Our Teaching Tolerance program is working to foster school environments that are inclusive and nurturing – classrooms where equality and justice are not just taught, but lived. The program points to the future, helping teachers prepare a new generation to live in a diverse world.
As one of the nation’s leading providers of anti-bias education resources, we reach hundreds of thousands of educators and millions of students annually through our award-winning Teaching Tolerance magazine, multimedia teaching kits, online curricula, professional development resources like our Teaching Diverse Students Initiative and special projects like Mix It Up at Lunch Day. These materials are provided to educators at no cost.
Teaching Tolerance has produced award-winning documentary films about the civil rights movement and the struggle for social justice, bringing history to life on the screen and teaching students that they can make a difference in the world around them. Two of these films – Mighty Times: The Children’s March and A Time for Justice – have won Academy Awards in the short documentary category.
Teaching Tolerance magazine reaches more than 400,000 educators across the country. Published twice a year and provided free to educators, the magazine was the first national forum where K-12 educators could exchange fresh ideas for teaching about diversity.
Teaching Diverse Students Initiative
The Teaching Diverse Students Initiative, launched in 2009, is an online project designed to improve the quality of instruction experienced by racially and ethnically diverse students.

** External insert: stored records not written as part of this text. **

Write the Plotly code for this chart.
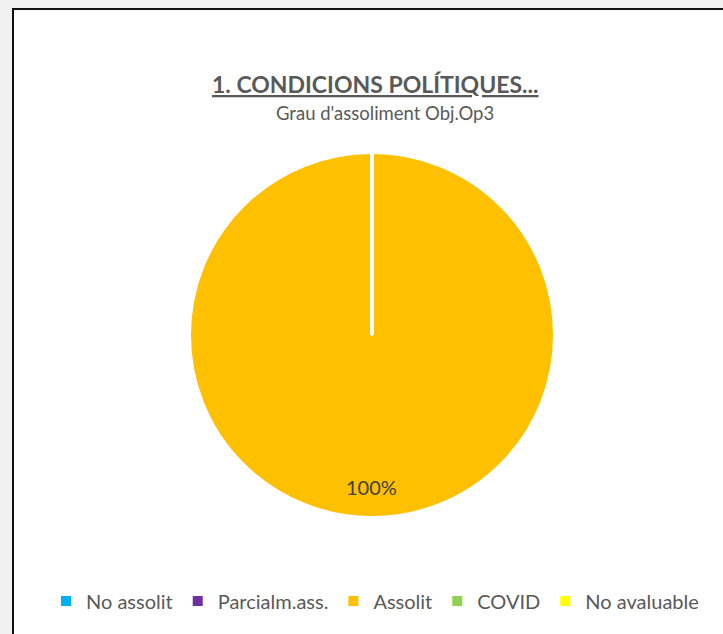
import math
import plotly.graph_objects as go

# ---- data ----
categories = ["No assolit", "Parcialm.ass.", "Assolit", "COVID", "No avaluable"]
values = [0, 0, 1, 0, 0]
colors = ["#00B0F0", "#7030A0", "#FFC000", "#92D050", "#FFFF00"]
title_text = "1. CONDICIONS POLÍTIQUES..."
subtitle_text = "Grau d'assoliment Obj.Op3"

W, H = 723, 634
FONT = "Lato, 'Open Sans', 'Noto Sans', sans-serif"

# pie placement (pixels)
cx, cy, r = 372, 335, 182
dom_x = [(cx - r) / W, (cx + r) / W]
dom_y = [1 - (cy + r) / H, 1 - (cy - r) / H]

total = sum(values)
pct_labels = [f"{round(100 * v / total)}%" if v > 0 else "" for v in values]

fig = go.Figure()
fig.add_trace(go.Pie(
    labels=categories,
    values=values,
    sort=False,
    direction="clockwise",
    rotation=0,
    marker=dict(colors=colors, line=dict(color="white", width=2)),
    textinfo="none",
    hoverinfo="label+percent",
    domain=dict(x=dom_x, y=dom_y),
    showlegend=True,
))

# data label placed inside the main slice, toward its middle (bottom)
annotations = []
for lab, v in zip(pct_labels, values):
    if v > 0:
        ang = math.pi  # middle of the full slice, measured clockwise from top
        lx = cx + 0.84 * r * math.sin(ang)
        ly = cy - 0.84 * r * math.cos(ang)
        annotations.append(dict(
            x=lx / W, y=1 - (ly - 1) / H, xref="paper", yref="paper",
            xanchor="center", yanchor="middle",
            text=lab, showarrow=False,
            font=dict(family=FONT, size=20, color="#404040"),
        ))

annotations.append(dict(
    x=375 / W, y=1 - 84 / H, xref="paper", yref="paper",
    xanchor="center", yanchor="middle",
    text=f"<b><u>{title_text}</u></b>", showarrow=False,
    font=dict(family=FONT, size=23, color="#595959"),
))
annotations.append(dict(
    x=385 / W, y=1 - 113 / H, xref="paper", yref="paper",
    xanchor="center", yanchor="middle",
    text=subtitle_text, showarrow=False,
    font=dict(family=FONT, size=18.5, color="#595959"),
))

shapes = [
    # chart frame
    dict(type="rect", xref="paper", yref="paper",
         x0=13 / W, x1=1.05, y0=-0.05, y1=1 - 9 / H,
         fillcolor="white", line=dict(color="#111111", width=2), layer="below"),
    # white slice border from centre to the start of the slice
    dict(type="line", xref="paper", yref="paper",
         x0=cx / W, x1=cx / W, y0=1 - cy / H, y1=dom_y[1] + 0.003,
         line=dict(color="white", width=4), layer="above"),
]

fig.update_layout(
    width=W, height=H,
    margin=dict(l=0, r=0, t=0, b=0),
    paper_bgcolor="#f0f0f0",
    plot_bgcolor="white",
    annotations=annotations,
    shapes=shapes,
    legend=dict(
        orientation="h", x=375 / W, xanchor="center",
        y=1 - 601 / H, yanchor="middle",
        font=dict(family=FONT, size=20, color="#595959"),
        bgcolor="rgba(0,0,0,0)", itemwidth=30,
        traceorder="normal",
    ),
)

fig.write_html(
    "out.html",
    config={"displayModeBar": False},
    post_script="document.body.style.margin='0';document.body.style.background='#f0f0f0';",
)
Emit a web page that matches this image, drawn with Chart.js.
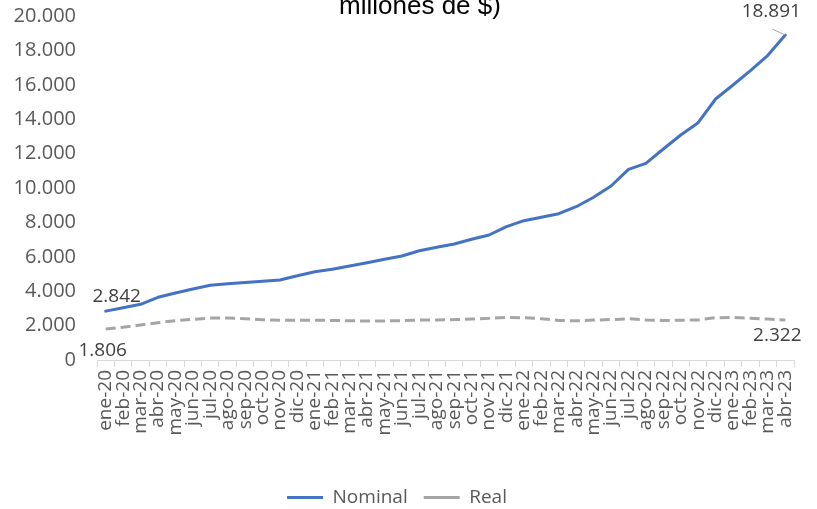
<!DOCTYPE html>
<html>
<head>
<meta charset="utf-8">
<script src="https://cdn.jsdelivr.net/npm/chart.js@4/dist/chart.umd.min.js"></script>
<style>
  html, body { margin: 0; padding: 0; background: #ffffff; }
  #wrap { width: 817px; height: 509px; position: relative; }
</style>
</head>
<body>
<div id="wrap"><canvas id="chart"></canvas></div>
<script>
// Months, January 2020 to April 2023
const months = [
  'ene-20','feb-20','mar-20','abr-20','may-20','jun-20','jul-20','ago-20','sep-20','oct-20','nov-20','dic-20',
  'ene-21','feb-21','mar-21','abr-21','may-21','jun-21','jul-21','ago-21','sep-21','oct-21','nov-21','dic-21',
  'ene-22','feb-22','mar-22','abr-22','may-22','jun-22','jul-22','ago-22','sep-22','oct-22','nov-22','dic-22',
  'ene-23','feb-23','mar-23','abr-23'
];

// Values in millions of pesos
const nominal = [
  2842, 3040, 3237, 3645, 3895, 4128, 4343, 4430, 4505, 4576, 4651, 4901,
  5134, 5273, 5465, 5657, 5855, 6047, 6355, 6552, 6744, 7017, 7267, 7750,
  8099, 8296, 8506, 8913, 9460, 10116, 11087, 11436, 12267, 13081, 13797, 15174,
  15988, 16820, 17715, 18891
];
const real = [
  1806, 1900, 2035, 2170, 2285, 2366, 2442, 2442, 2403, 2345, 2306, 2310,
  2310, 2300, 2280, 2270, 2270, 2290, 2320, 2330, 2350, 2380, 2420, 2470,
  2460, 2400, 2300, 2280, 2320, 2350, 2400, 2330, 2300, 2310, 2330, 2460,
  2470, 2430, 2380, 2322
];

const yTicks = { min: 0, max: 20000, step: 2000 };
const titleTail = 'millones de $)';

const FONT = '"Open Sans", "DejaVu Sans", sans-serif';
const AXIS_GREY = '#595959';
const LABEL_GREY = '#404040';

function fmt(n) {
  return String(Math.round(n)).replace(/\B(?=(\d{3})+(?!\d))/g, '.');
}

// Second line of the heading, sitting at the very top edge
const headingPlugin = {
  id: 'heading',
  afterDraw(chart) {
    const ctx = chart.ctx;
    ctx.save();
    ctx.font = '26px "Liberation Sans", Arial, sans-serif';
    ctx.fillStyle = '#000000';
    ctx.textAlign = 'center';
    ctx.textBaseline = 'alphabetic';
    ctx.fillText(titleTail, 420, 14);
    ctx.restore();
  }
};

// First and last values of each series written next to their points
const endLabelPlugin = {
  id: 'endLabels',
  afterDatasetsDraw(chart) {
    const ctx = chart.ctx;
    ctx.save();
    ctx.font = '19px ' + FONT;
    ctx.fillStyle = LABEL_GREY;
    ctx.textAlign = 'center';
    ctx.textBaseline = 'middle';
    const specs = [
      { ds: 0, idx: 0, dx: 11, dy: -15 },
      { ds: 1, idx: 0, dx: -3, dy: 22 },
      { ds: 0, idx: nominal.length - 1, dx: -14, dy: -23, leader: true },
      { ds: 1, idx: real.length - 1, dx: -8, dy: 16 }
    ];
    specs.forEach(s => {
      const meta = chart.getDatasetMeta(s.ds);
      const pt = meta.data[s.idx];
      const value = chart.data.datasets[s.ds].data[s.idx];
      if (s.leader) {
        ctx.strokeStyle = '#a6a6a6';
        ctx.lineWidth = 1;
        ctx.beginPath();
        ctx.moveTo(pt.x - 13, pt.y - 6);
        ctx.lineTo(pt.x, pt.y);
        ctx.stroke();
      }
      ctx.fillText(fmt(value), pt.x + s.dx, pt.y + s.dy);
    });
    ctx.restore();
  }
};

const BOTTOM_PAD = -8;
const X_AXIS_TOTAL = 509 - BOTTOM_PAD - 360; // room under the plot for labels and legend

new Chart(document.getElementById('chart'), {
  type: 'line',
  data: {
    labels: months,
    datasets: [
      {
        label: 'Nominal',
        data: nominal,
        borderColor: '#4472C4',
        backgroundColor: '#4472C4',
        borderWidth: 3,
        pointRadius: 0,
        tension: 0,
        borderJoinStyle: 'round',
        borderCapStyle: 'round'
      },
      {
        label: 'Real',
        data: real,
        borderColor: '#A5A5A5',
        backgroundColor: '#A5A5A5',
        borderWidth: 3,
        borderDash: [10, 5],
        pointRadius: 0,
        tension: 0,
        borderJoinStyle: 'round'
      }
    ]
  },
  options: {
    responsive: true,
    maintainAspectRatio: false,
    animation: false,
    layout: { padding: { top: 16, right: 23, left: 0, bottom: BOTTOM_PAD } },
    plugins: {
      tooltip: { enabled: false },
      title: { display: false },
      legend: {
        position: 'bottom',
        labels: {
          color: AXIS_GREY,
          font: { family: FONT, size: 19 },
          usePointStyle: true,
          pointStyle: 'line',
          pointStyleWidth: 36,
          boxHeight: 3,
          padding: 16
        }
      }
    },
    scales: {
      x: {
        type: 'category',
        offset: true,
        grid: {
          display: true,
          offset: true,
          drawOnChartArea: false,
          drawTicks: true,
          tickLength: 7,
          color: '#d9d9d9'
        },
        border: { display: true, color: '#d9d9d9', width: 1 },
        ticks: {
          autoSkip: false,
          minRotation: 90,
          maxRotation: 90,
          padding: 3,
          color: AXIS_GREY,
          font: { family: FONT, size: 19 }
        },
        afterFit(scale) {
          const lg = scale.chart.legend;
          const lh = lg && lg.height ? lg.height : 50;
          scale.height = X_AXIS_TOTAL - lh;
        }
      },
      y: {
        min: yTicks.min,
        max: yTicks.max,
        grid: { display: false, drawTicks: true, tickLength: 21 },
        border: { display: false },
        ticks: {
          stepSize: yTicks.step,
          padding: 0,
          color: AXIS_GREY,
          font: { family: FONT, size: 20 },
          callback: v => fmt(v)
        },
        afterFit(scale) { scale.width = 97; }
      }
    }
  },
  plugins: [headingPlugin, endLabelPlugin]
});
</script>
</body>
</html>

Developed in conjunction with the American Association of Colleges for Teacher Education, the National Education Association, prominent education scholars and expert teachers, it offers tools to help educators identify and address their own perceptions and practices that may inhibit the success of students of color in the classroom.
Mix It Up at Lunch Day
National Mix it Up at Lunch Day provides a way for students to take the lead in promoting tolerance and understanding.
The premise is simple: Students are asked to sit with someone new in the cafeteria for just one day – a small step that can go a long way toward breaking down social and racial barriers. Interaction with people of other racial, ethnic or social backgrounds has been shown to create a significant reduction in bias.
Since Mix It Up at Lunch Day was launched in 2002, it has been embraced by thousands of schools across the country. Many schools use the event – held each year in November – as a jumping-off point for daylong programs that teach tolerance and respect. Some schools have programs throughout the year – activities that go to the heart of Teaching Tolerance’s mission of promoting respect and understanding in the classroom and beyond.